Task instructions
Print exactly the lines from the first one down to the line that contains "const yTitle = 'Average Exam Scores';", both included, and skip the pictures.

Provided material
** start **

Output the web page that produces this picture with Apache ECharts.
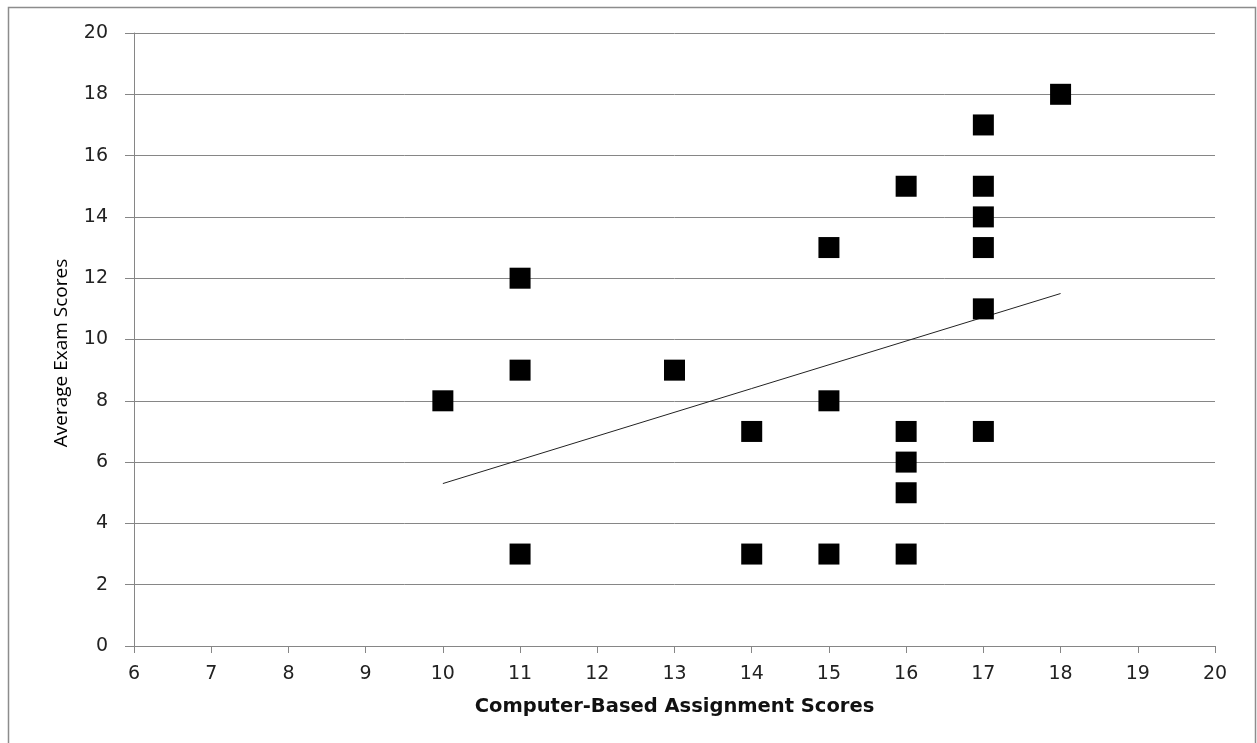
<!DOCTYPE html>
<html><head><meta charset="utf-8">
<script src="https://cdn.jsdelivr.net/npm/echarts@6/dist/echarts.min.js"></script>
<style>html,body{margin:0;padding:0;background:#fff}#c{width:1257px;height:743px}</style>
</head><body><div id="c"></div>
<script>
const assignmentScores = [10, 11, 11, 11, 13, 14, 14, 15, 15, 15, 16, 16, 16, 16, 16, 17, 17, 17, 17, 17, 17, 18];
const examScores       = [8, 12, 9, 3, 9, 7, 3, 13, 8, 3, 15, 7, 6, 5, 3, 17, 15, 14, 13, 11, 7, 18];
const trendX = [10, 18];
const trendY = [5.3, 11.5];
const xTitle = 'Computer-Based Assignment Scores';
const yTitle = 'Average Exam Scores';

const chart = echarts.init(document.getElementById('c'));
const axisGray = '#868686';
chart.setOption({
  animation: false,
  graphic: [
    {type: 'rect', shape: {x: 8.5, y: 7.5, width: 1247, height: 740}, style: {fill: 'none', stroke: '#8c8c8c', lineWidth: 1.5}, z: -1},
    {type: 'text', x: 62, y: 353, rotation: Math.PI / 2,
     style: {text: yTitle, align: 'center', verticalAlign: 'middle', font: '19px "Open Sans"', fill: '#000'}}
  ],
  grid: {left: 134, right: 42, top: 33, bottom: 97},
  xAxis: {
    type: 'value', min: 6, max: 20, interval: 1,
    name: xTitle, nameLocation: 'middle', nameGap: 51,
    nameTextStyle: {fontFamily: 'DejaVu Sans', fontWeight: 'bold', fontSize: 19.5, color: '#111'},
    axisLine: {show: true, lineStyle: {color: axisGray}},
    axisTick: {show: true, length: 7, lineStyle: {color: axisGray}},
    axisLabel: {fontFamily: 'DejaVu Sans', fontSize: 19, color: '#222', margin: 19},
    splitLine: {show: false}
  },
  yAxis: {
    type: 'value', min: 0, max: 20, interval: 2,
    axisLine: {show: true, lineStyle: {color: axisGray}},
    axisTick: {show: true, length: 9, lineStyle: {color: axisGray}},
    axisLabel: {fontFamily: 'DejaVu Sans', fontSize: 19, color: '#222', margin: 26},
    splitLine: {show: true, lineStyle: {color: axisGray, width: 1}}
  },
  series: [
    {
      type: 'scatter', symbol: 'rect', symbolSize: 21,
      itemStyle: {color: '#000', opacity: 1, borderRadius: 2},
      data: assignmentScores.map((x, i) => [x, examScores[i]]), z: 3
    },
    {
      type: 'line', symbol: 'none', silent: true,
      lineStyle: {color: '#222', width: 1},
      data: trendX.map((x, i) => [x, trendY[i]]), z: 2
    }
  ]
});
</script></body></html>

** end **

Output of the exercise
Output the web page that produces this picture with Apache ECharts.
<!DOCTYPE html>
<html><head><meta charset="utf-8">
<script src="https://cdn.jsdelivr.net/npm/echarts@6/dist/echarts.min.js"></script>
<style>html,body{margin:0;padding:0;background:#fff}#c{width:1257px;height:743px}</style>
</head><body><div id="c"></div>
<script>
const assignmentScores = [10, 11, 11, 11, 13, 14, 14, 15, 15, 15, 16, 16, 16, 16, 16, 17, 17, 17, 17, 17, 17, 18];
const examScores       = [8, 12, 9, 3, 9, 7, 3, 13, 8, 3, 15, 7, 6, 5, 3, 17, 15, 14, 13, 11, 7, 18];
const trendX = [10, 18];
const trendY = [5.3, 11.5];
const xTitle = 'Computer-Based Assignment Scores';
const yTitle = 'Average Exam Scores';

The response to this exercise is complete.